The extensive correspondence and the many photos in the Science Service collection may provide important insights into the creation of a public image for science and scientists. “The records tell a historian how science news was constructed,” LaFollette says. “They also often reveal a great deal about the construction of science itself and the interactions between scientists.”

“In Science Service,” she adds, “we can now see that the organization, in its first 20 years, was much more crucial for the development of science popularization than historians had believed before.”

LaFollette is also writing a book about radio broadcasts popularizing science, including the Adventures in Science series produced by Science Service from 1935 until the 1950s.

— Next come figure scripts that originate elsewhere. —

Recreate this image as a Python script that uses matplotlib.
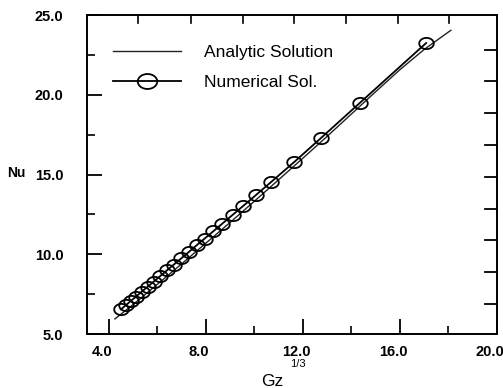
import matplotlib
matplotlib.use("Agg")
import matplotlib.pyplot as plt
import matplotlib.transforms as mtransforms
from matplotlib.path import Path
import numpy as np

# Numerical solution (circles)
num_gz13 = [4.50, 4.70, 4.90, 5.12, 5.35, 5.60, 5.85, 6.12, 6.40, 6.68, 6.98, 7.30,
            7.62, 7.95, 8.30, 8.68, 9.10, 9.55, 10.05, 10.70, 11.65, 12.75, 14.35, 17.08]
num_nu = [6.55, 6.81, 7.07, 7.35, 7.65, 7.97, 8.29, 8.64, 9.00, 9.36, 9.74, 10.15,
          10.57, 10.99, 11.44, 11.93, 12.47, 13.05, 13.70, 14.55, 15.80, 17.30, 19.50, 23.25]

# Analytic solution (line)
ana_gz13 = [4.25, 5.0, 6.0, 7.0, 8.0, 9.0, 10.0, 11.0, 12.0, 13.0, 14.0, 15.0, 16.0, 17.0, 18.1]
ana_nu = [5.95, 6.85, 8.12, 9.40, 10.70, 12.00, 13.33, 14.68, 16.03, 17.40, 18.80, 20.20, 21.58, 22.85, 24.05]

xticks = [4.0, 8.0, 12.0, 16.0, 20.0]
yticks = [5.0, 10.0, 15.0, 20.0, 25.0]
top_ticks = [5.21, 7.37, 9.53, 11.65, 13.77, 15.92, 18.02]
right_ticks = [6.9, 8.88, 10.87, 12.86, 14.85, 16.84, 18.85, 20.85, 22.83]

plt.rcParams['font.family'] = ['Liberation Sans', 'DejaVu Sans']

fig = plt.figure(figsize=(5.03, 3.88), dpi=100)
ax = fig.add_axes([0.173, 0.139, 0.815, 0.822])

# elliptical marker
t = np.linspace(0, 2 * np.pi, 60)
ell = Path(np.column_stack([1.3 * np.cos(t), np.sin(t)]), closed=True)

ax.plot(ana_gz13, ana_nu, color='#222222', lw=1.0, label='Analytic Solution')
ax.plot(num_gz13, num_nu, color='black', lw=1.3, marker=ell, markersize=10.5,
        markerfacecolor='none', markeredgecolor='black', markeredgewidth=1.3,
        label='Numerical Sol.')

ax.set_xlim(3.1, 20.0)
ax.set_ylim(5.0, 25.0)
ax.set_xticks(xticks)
ax.set_xticklabels([f"{v:.1f}" for v in xticks])
ax.set_yticks(yticks)
ax.set_yticklabels([f"{v:.1f}" for v in yticks])
ax.set_xticks([6, 10, 14, 18], minor=True)
ax.set_yticks([7.5, 12.5, 17.5, 22.5], minor=True)

ax.tick_params(axis='both', which='major', direction='in', length=11, width=1.3,
               labelsize=10.5, top=False, right=False)
ax.tick_params(axis='both', which='minor', direction='in', length=6, width=1.2,
               top=False, right=False)
ax.tick_params(axis='y', which='major', pad=17)
ax.tick_params(axis='x', which='major', pad=8)
for lab in ax.get_xticklabels() + ax.get_yticklabels():
    lab.set_fontweight('bold')
offset = mtransforms.ScaledTranslation(-7 / 100, 0, fig.dpi_scale_trans)
for lab in ax.get_xticklabels():
    lab.set_transform(lab.get_transform() + offset)

# extra ticks on top and right (different spacing)
for xv in top_ticks:
    ax.plot([xv, xv], [1.0, 0.975], transform=ax.get_xaxis_transform(),
            color='black', lw=1.2, clip_on=False)
for yv in right_ticks:
    ax.plot([1.0, 0.97], [yv, yv], transform=ax.get_yaxis_transform(),
            color='black', lw=1.3, clip_on=False)

for s in ax.spines.values():
    s.set_linewidth(1.4)

leg = ax.legend(loc='upper left', frameon=False, fontsize=12.5,
                bbox_to_anchor=(0.025, 0.955), handlelength=3.95, handletextpad=1.3,
                labelspacing=0.85)
leg.legend_handles[1].set_markersize(14)

fig.text(7 / 503, 1 - 173 / 388, 'Nu', fontsize=10, fontweight='bold', va='center', ha='left')
fig.text(272 / 503, 1 - 382 / 388, 'Gz', fontsize=12.5, va='center', ha='center')
fig.text(298 / 503, 1 - 364 / 388, '1/3', fontsize=8, va='center', ha='center')

fig.savefig('out.png', dpi=100)
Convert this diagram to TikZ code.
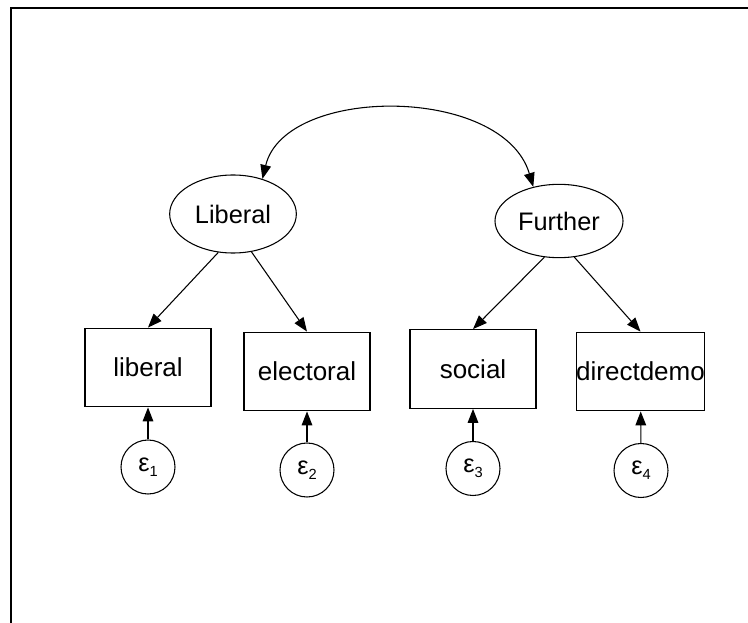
\documentclass[tikz,border=0pt]{standalone}
\usepackage{fontspec}
\setmainfont{Liberation Sans}
\usetikzlibrary{arrows.meta,shapes.geometric}

\tikzset{
  latent/.style={draw, ellipse, line width=0.8pt, inner sep=0pt,
    font=\fontsize{19}{21}\selectfont},
  observed/.style={draw, rectangle, line width=0.9pt, inner sep=0pt,
    minimum width=94.5pt, minimum height=59pt,
    font=\fontsize{19.5}{21}\selectfont},
  errterm/.style={draw, circle, line width=0.8pt, inner sep=0pt,
    minimum size=40.5pt, font=\fontsize{19}{19}\selectfont},
  path/.style={line width=0.8pt, -{Triangle[length=10.5pt,width=8pt]}},
  covpath/.style={line width=0.8pt,
    {Triangle[length=10.5pt,width=8pt]}-{Triangle[length=10.5pt,width=8pt]}},
  frameline/.style={line width=1.5pt}
}

\newcommand{\errlabel}[1]{ε\raisebox{-0.35ex}{\fontsize{11}{11}\selectfont #1}}

\begin{document}
\begin{tikzpicture}[x=0.75pt, y=-0.75pt]
  \useasboundingbox (0,0) rectangle (748,623);

  % frame: top and left edges
  \coordinate (frameTR) at (748,8);
  \coordinate (frameTL) at (11,8);
  \coordinate (frameBL) at (11,623);
  \draw[frameline] (frameTR) -- (frameTL) -- (frameBL);

  % latent variables
  \node[latent, minimum width=95pt, minimum height=58.5pt] (Liberal) at (233,214) {Liberal};
  \node[latent, minimum width=96pt, minimum height=55pt] (Further) at (559,221) {Further};

  % observed indicators
  \node[observed] (liberal) at (148,367.5) {liberal};
  \node[observed] (electoral) at (307,371.5) {electoral};
  \node[observed] (social) at (473,369) {social};
  \node[observed] (directdemo) at (640.5,371.5) {directdemo};

  % error terms
  \node[errterm] (e1) at (148,467) {\errlabel{1}};
  \node[errterm] (e2) at (307,470) {\errlabel{2}};
  \node[errterm] (e3) at (473,468.5) {\errlabel{3}};
  \node[errterm] (e4) at (641,470.5) {\errlabel{4}};

  % covariance between the latent variables
  \draw[covpath] (Liberal.50) .. controls (285,85) and (503,85) .. (Further.127);

  % loadings
  \draw[path] (Liberal.-111) -- (liberal.north);
  \draw[path] (Liberal.-64) -- (electoral.north);
  \draw[path] (Further.-112) -- (social.north);
  \draw[path] (Further.-67) -- (directdemo.north);

  % error paths
  \draw[path] (e1) -- (liberal);
  \draw[path] (e2) -- (electoral);
  \draw[path] (e3) -- (social);
  \draw[path] (e4) -- (directdemo);
\end{tikzpicture}
\end{document}
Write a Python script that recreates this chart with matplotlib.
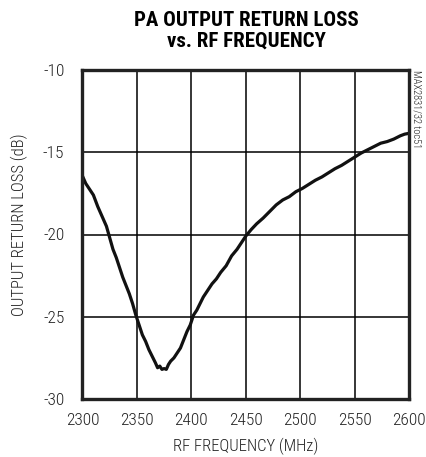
import matplotlib
matplotlib.use("Agg")
import matplotlib.pyplot as plt

freq = [2300, 2303, 2306, 2310, 2314, 2318, 2322, 2325, 2328, 2331, 2334, 2337, 2340, 2343,
        2346, 2349, 2352, 2355, 2358, 2361, 2364, 2367, 2369, 2371, 2373, 2375, 2377, 2379,
        2381, 2384, 2387, 2390, 2393, 2396, 2399, 2402, 2405, 2408, 2411, 2415, 2419, 2423,
        2427, 2432, 2437, 2442, 2446, 2450, 2455, 2460, 2466, 2472, 2478, 2484, 2490, 2496,
        2502, 2508, 2514, 2520, 2526, 2532, 2538, 2544, 2550, 2556, 2562, 2568, 2574, 2580,
        2586, 2592, 2596, 2600]
rl_db = [-16.45, -16.9, -17.2, -17.6, -18.3, -18.9, -19.5, -20.2, -20.9, -21.4, -22.0, -22.6,
         -23.1, -23.6, -24.2, -24.9, -25.5, -26.1, -26.5, -27.0, -27.4, -27.8, -28.1, -28.0,
         -28.2, -28.15, -28.2, -27.9, -27.7, -27.5, -27.2, -26.9, -26.4, -25.9, -25.5, -24.9,
         -24.6, -24.2, -23.8, -23.4, -23.0, -22.7, -22.3, -21.9, -21.3, -20.9, -20.5, -20.1,
         -19.7, -19.35, -19.0, -18.6, -18.2, -17.9, -17.7, -17.4, -17.2, -16.95, -16.7, -16.5,
         -16.25, -16.0, -15.8, -15.55, -15.3, -15.05, -14.85, -14.65, -14.45, -14.35, -14.2,
         -14.0, -13.9, -13.85]

x_ticks = [2300, 2350, 2400, 2450, 2500, 2550, 2600]
y_ticks = [-30, -25, -20, -15, -10]

FAM = ["Roboto Condensed", "Archivo Narrow", "DejaVu Sans"]

fig = plt.figure(figsize=(4.27, 4.57), dpi=100)
W, H = 427, 457
left, right, top, bottom = 82.5, 409, 70, 399
ax = fig.add_axes([left / W, 1 - bottom / H, (right - left) / W, (bottom - top) / H])

ax.plot(freq, rl_db, color="#111111", lw=2.3, solid_joinstyle="round")
ax.set_xlim(2300, 2600)
ax.set_ylim(-30, -10)
ax.set_xticks(x_ticks)
ax.set_yticks(y_ticks)
ax.set_xticklabels([str(v) for v in x_ticks], family=FAM, fontsize=12.5, color="#222222",
                   fontweight="light")
ax.set_yticklabels([str(v) for v in y_ticks], family=FAM, fontsize=12.5, color="#222222",
                   fontweight="light")
ax.tick_params(axis="x", length=0, pad=10)
ax.tick_params(axis="y", length=0, pad=13)
ax.grid(True, color="black", lw=1.1)
for s in ax.spines.values():
    s.set_linewidth(2.4)
    s.set_color("#222222")

fig.text(246 / W, 1 - 446 / H, "RF FREQUENCY (MHz)", ha="center", va="center",
         family=FAM, fontsize=12, color="#222222", fontweight="light")
fig.text(19 / W, 1 - 225 / H, "OUTPUT RETURN LOSS (dB)", ha="center", va="center",
         rotation=90, family=FAM, fontsize=12, color="#222222", fontweight="light")

fig.text(246 / W, 1 - 31 / H, "PA OUTPUT RETURN LOSS\nvs. RF FREQUENCY", ha="center", va="center",
         family=FAM, fontweight="heavy", fontsize=15, linespacing=1.1)
fig.text(417 / W, 1 - 70 / H, "MAX2831/32 toc51", rotation=270, ha="center", va="top",
         family=FAM, fontsize=7.5, color="#222222", fontweight="light")

fig.savefig("out.png", dpi=100)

Last summer, Smithsonian intern Mary Tressider, a student at Mount Holyoke College in South Hadley, Mass., created an online exhibit highlighting the important, pioneering roles that women played as reporters for Science Service (http://siarchives.si.edu/research/sciservwomen.html).

Historian Sevan Terzian of the University of Florida in Gainesville is now delving into the Science Service archive to look at the organization’s role in science education, particularly after-school activities such as science clubs and fairs.

“The collection has proved to be exceptionally useful.” Terzian says. “I have … found radio-program transcripts, correspondence, brochures, pamphlets, and press releases by Science Service from the 1930s to the 1950s.”

“What else might come from the Science Service archives?” Lewenstein asks. “Who knows? That’s part of the fun of being a historian.”